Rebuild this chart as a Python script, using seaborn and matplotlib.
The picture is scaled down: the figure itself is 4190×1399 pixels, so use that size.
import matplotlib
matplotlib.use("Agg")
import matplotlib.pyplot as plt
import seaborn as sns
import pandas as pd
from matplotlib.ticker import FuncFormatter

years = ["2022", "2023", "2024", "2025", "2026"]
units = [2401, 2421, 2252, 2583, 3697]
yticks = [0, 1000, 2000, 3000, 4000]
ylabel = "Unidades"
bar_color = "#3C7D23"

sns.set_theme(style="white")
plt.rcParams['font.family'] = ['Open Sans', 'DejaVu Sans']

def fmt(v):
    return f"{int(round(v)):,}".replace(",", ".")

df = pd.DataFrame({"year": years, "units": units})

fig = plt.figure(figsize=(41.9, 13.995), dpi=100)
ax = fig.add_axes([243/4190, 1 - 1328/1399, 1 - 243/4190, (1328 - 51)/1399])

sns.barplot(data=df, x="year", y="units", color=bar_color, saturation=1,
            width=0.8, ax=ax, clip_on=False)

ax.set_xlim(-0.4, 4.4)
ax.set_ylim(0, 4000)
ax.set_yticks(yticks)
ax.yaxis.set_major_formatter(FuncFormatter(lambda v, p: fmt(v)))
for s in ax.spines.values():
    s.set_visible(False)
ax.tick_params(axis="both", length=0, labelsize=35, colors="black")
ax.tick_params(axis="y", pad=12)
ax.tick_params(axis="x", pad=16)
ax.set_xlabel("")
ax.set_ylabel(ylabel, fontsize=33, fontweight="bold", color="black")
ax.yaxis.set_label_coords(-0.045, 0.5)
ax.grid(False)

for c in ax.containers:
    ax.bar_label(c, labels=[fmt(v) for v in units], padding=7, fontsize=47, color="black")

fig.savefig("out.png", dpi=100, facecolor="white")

§ §

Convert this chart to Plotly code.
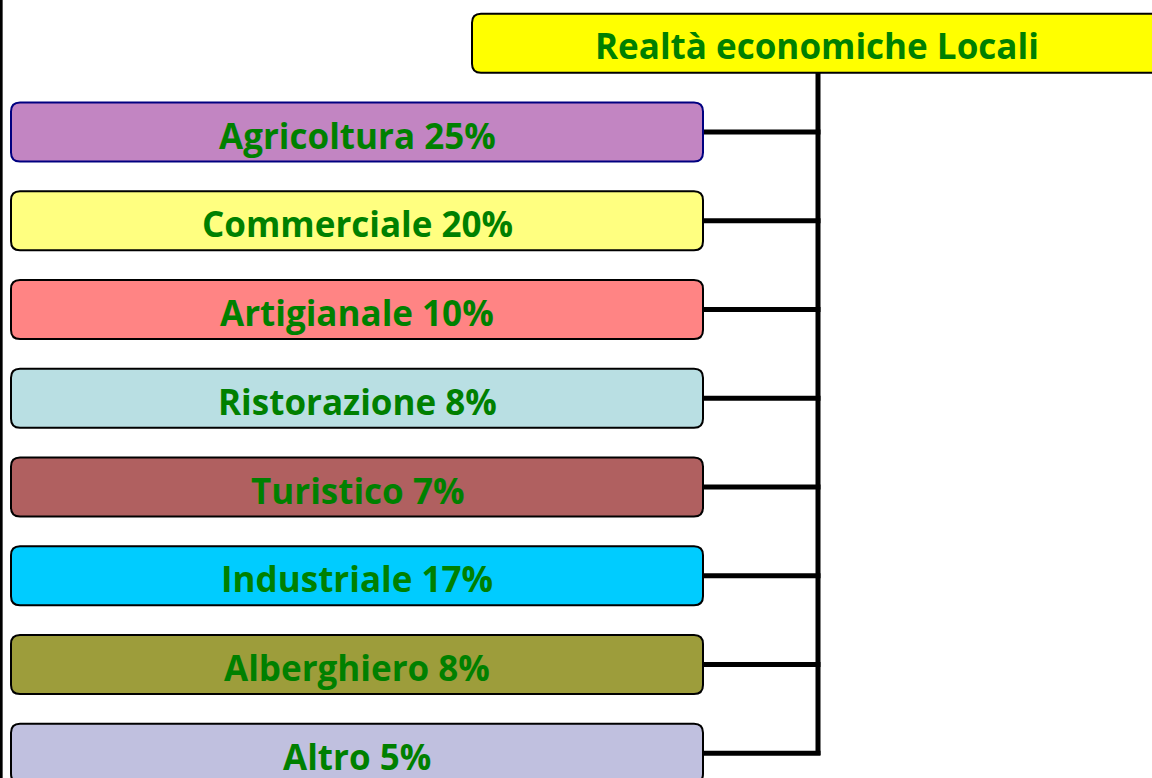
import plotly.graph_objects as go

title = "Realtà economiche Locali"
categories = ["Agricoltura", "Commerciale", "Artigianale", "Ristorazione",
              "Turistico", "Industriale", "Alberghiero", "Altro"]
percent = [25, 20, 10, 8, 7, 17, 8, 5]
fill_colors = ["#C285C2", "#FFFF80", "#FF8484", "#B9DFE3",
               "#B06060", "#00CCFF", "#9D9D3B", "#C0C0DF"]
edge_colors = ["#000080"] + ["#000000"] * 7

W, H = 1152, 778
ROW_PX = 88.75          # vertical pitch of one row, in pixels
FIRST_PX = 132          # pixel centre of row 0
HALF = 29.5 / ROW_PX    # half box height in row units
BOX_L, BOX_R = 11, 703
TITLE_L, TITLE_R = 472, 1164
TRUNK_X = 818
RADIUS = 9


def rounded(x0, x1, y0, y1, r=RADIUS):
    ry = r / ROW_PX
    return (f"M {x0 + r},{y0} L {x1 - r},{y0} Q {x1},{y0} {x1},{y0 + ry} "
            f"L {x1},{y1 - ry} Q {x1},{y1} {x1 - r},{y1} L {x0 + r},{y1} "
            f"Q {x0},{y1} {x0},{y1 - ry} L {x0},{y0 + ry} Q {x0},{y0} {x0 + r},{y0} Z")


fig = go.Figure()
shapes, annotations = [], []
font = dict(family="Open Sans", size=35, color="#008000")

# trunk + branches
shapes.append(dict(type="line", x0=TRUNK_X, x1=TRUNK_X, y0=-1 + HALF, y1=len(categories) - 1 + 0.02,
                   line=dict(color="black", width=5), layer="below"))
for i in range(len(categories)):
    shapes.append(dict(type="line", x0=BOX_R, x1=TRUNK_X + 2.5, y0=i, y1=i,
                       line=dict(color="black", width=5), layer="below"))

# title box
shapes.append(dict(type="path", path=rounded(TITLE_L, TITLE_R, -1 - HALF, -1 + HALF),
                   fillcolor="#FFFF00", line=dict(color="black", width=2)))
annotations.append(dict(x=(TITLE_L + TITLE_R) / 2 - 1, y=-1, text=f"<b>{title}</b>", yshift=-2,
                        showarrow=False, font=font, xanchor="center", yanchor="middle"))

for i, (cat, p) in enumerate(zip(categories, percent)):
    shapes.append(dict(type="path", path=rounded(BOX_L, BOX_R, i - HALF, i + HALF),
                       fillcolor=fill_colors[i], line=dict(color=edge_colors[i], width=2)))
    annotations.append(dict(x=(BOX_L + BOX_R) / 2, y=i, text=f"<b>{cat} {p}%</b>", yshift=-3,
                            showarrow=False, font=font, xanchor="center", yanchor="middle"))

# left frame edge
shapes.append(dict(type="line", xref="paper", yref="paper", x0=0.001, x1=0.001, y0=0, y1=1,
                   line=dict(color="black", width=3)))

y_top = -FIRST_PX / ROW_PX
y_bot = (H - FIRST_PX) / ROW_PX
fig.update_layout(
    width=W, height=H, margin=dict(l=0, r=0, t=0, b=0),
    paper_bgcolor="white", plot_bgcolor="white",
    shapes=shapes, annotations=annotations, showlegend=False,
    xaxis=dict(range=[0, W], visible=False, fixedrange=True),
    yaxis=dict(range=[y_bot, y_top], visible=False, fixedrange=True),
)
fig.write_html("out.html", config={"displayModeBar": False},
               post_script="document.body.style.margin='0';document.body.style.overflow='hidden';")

§ §

_Objective_
Pull out all lines containing "pixels".

_Completed task_
The picture is scaled down: the figure itself is 4190×1399 pixels, so use that size.
ROW_PX = 88.75          # vertical pitch of one row, in pixels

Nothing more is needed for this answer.